# REQUIREMENT:
Nothing outside the range from the line with "Generate a Python" to the line with "plt.rcParams['axes.unicode_minus'] = False" belongs in the copy, and no pictures do either; repeat that range exactly.

# DATASET CONTENT:
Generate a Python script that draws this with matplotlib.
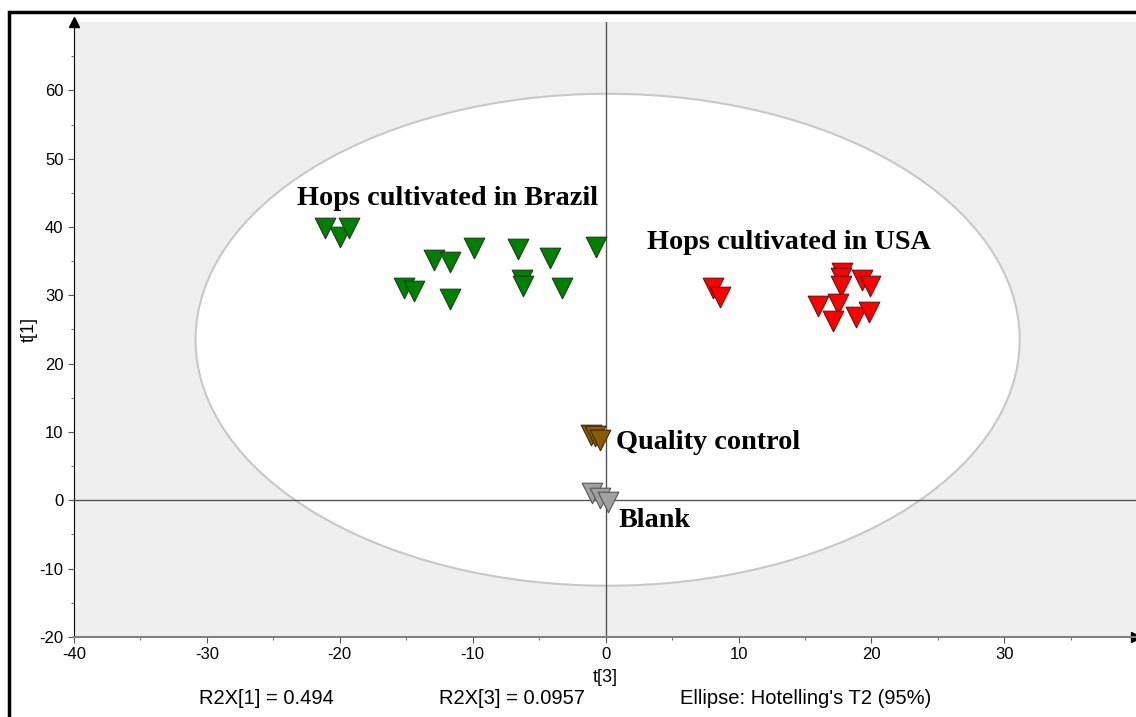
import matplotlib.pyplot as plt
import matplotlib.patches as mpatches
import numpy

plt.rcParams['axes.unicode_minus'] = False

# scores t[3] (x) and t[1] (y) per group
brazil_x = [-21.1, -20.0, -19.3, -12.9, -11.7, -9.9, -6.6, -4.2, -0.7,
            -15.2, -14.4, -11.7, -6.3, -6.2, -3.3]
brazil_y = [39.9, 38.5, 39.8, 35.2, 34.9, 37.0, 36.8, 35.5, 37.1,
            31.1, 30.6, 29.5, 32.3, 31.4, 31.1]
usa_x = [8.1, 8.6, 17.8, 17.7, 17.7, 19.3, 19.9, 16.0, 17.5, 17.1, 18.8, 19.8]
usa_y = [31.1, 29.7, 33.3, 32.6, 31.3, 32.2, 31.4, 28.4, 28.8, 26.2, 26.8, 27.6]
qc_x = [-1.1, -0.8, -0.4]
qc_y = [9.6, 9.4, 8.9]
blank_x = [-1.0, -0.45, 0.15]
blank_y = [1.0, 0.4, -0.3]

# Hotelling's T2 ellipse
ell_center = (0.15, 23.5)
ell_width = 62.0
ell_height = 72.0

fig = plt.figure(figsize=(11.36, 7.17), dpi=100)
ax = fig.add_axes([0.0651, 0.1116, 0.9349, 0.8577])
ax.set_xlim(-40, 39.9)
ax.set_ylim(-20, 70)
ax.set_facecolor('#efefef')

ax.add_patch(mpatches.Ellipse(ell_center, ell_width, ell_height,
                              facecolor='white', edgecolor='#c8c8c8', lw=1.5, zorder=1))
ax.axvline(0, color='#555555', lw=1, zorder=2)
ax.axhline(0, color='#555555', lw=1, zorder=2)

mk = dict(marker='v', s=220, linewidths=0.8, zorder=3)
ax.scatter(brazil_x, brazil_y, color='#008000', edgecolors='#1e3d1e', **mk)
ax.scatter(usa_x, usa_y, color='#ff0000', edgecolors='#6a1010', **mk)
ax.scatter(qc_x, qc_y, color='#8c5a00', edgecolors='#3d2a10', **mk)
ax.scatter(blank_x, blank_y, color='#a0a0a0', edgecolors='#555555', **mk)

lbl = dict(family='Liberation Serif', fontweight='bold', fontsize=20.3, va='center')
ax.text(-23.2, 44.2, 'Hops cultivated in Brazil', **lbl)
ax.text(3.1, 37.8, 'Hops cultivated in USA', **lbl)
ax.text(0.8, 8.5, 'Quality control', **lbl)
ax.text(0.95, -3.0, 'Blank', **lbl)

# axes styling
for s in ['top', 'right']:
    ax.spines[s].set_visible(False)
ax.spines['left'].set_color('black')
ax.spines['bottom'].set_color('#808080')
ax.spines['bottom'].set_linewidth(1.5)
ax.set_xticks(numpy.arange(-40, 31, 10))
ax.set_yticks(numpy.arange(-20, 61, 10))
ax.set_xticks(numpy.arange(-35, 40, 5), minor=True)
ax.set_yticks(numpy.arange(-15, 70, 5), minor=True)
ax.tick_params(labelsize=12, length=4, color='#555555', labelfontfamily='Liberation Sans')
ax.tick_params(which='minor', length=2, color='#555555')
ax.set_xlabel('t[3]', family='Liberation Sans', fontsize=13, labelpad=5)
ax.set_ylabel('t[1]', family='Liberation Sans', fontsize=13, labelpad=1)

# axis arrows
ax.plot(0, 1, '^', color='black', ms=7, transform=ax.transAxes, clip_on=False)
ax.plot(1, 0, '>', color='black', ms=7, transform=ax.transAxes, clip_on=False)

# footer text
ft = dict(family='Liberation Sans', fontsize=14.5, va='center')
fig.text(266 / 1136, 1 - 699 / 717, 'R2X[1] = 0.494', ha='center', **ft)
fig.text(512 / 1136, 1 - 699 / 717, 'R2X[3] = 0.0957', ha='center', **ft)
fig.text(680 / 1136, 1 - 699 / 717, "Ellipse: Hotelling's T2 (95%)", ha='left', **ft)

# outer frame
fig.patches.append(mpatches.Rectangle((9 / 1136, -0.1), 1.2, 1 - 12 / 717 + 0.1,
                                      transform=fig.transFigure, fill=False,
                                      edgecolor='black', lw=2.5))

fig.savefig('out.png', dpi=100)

--

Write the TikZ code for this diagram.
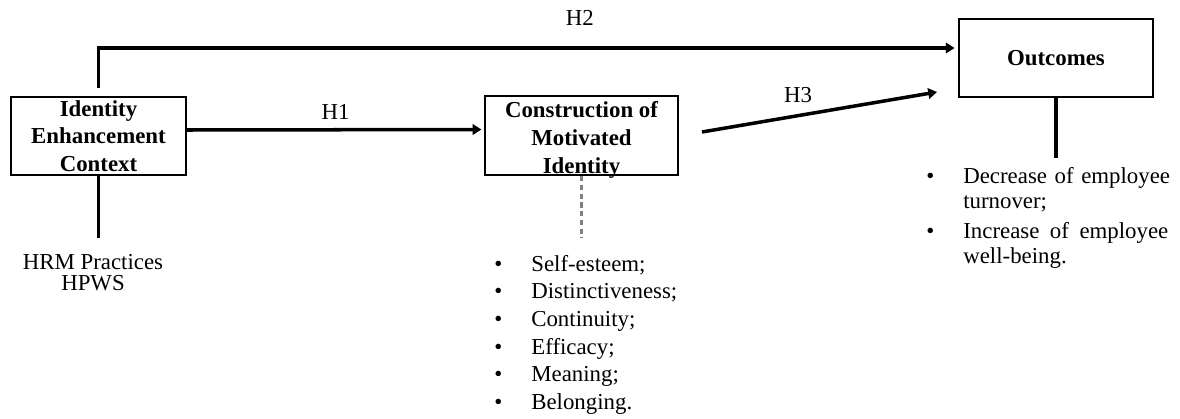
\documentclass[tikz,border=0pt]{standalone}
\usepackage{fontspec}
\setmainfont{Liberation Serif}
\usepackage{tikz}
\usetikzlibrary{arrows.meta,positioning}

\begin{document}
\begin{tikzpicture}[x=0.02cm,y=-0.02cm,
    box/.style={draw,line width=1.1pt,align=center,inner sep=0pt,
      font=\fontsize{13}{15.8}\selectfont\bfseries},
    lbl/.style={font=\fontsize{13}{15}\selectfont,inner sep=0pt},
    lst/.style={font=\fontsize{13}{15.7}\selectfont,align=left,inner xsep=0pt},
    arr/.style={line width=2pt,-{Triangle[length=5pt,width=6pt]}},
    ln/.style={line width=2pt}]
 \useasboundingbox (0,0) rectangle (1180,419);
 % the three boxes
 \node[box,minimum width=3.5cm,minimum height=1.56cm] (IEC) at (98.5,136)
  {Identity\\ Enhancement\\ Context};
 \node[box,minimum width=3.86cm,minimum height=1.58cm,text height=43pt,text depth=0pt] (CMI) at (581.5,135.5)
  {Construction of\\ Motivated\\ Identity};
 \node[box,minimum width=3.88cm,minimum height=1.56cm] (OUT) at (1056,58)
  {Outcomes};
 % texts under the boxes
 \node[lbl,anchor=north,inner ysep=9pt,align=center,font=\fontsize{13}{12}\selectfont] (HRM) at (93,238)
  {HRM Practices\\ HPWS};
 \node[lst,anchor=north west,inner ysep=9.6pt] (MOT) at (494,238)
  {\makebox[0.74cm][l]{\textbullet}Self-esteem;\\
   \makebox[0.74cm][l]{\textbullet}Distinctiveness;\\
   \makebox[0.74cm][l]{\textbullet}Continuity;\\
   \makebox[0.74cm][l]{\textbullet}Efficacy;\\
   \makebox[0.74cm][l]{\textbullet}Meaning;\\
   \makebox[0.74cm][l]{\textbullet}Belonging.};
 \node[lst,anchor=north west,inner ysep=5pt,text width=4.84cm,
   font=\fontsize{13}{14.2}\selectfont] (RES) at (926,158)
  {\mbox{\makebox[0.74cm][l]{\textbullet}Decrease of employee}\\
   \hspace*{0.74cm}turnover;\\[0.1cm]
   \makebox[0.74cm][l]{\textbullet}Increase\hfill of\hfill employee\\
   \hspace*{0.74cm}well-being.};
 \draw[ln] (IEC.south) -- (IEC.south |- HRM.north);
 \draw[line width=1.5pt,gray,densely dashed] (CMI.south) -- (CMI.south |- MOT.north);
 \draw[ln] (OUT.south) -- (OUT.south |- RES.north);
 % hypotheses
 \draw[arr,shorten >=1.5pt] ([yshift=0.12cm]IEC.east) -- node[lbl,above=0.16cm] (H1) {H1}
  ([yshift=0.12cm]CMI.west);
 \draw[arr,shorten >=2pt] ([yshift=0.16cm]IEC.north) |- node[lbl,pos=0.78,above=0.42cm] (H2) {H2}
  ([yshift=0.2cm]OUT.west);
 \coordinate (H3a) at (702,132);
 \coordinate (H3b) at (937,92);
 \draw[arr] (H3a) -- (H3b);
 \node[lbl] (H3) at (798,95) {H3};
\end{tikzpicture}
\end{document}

# SOLUTION:
Generate a Python script that draws this with matplotlib.
import matplotlib.pyplot as plt
import matplotlib.patches as mpatches
import numpy

plt.rcParams['axes.unicode_minus'] = False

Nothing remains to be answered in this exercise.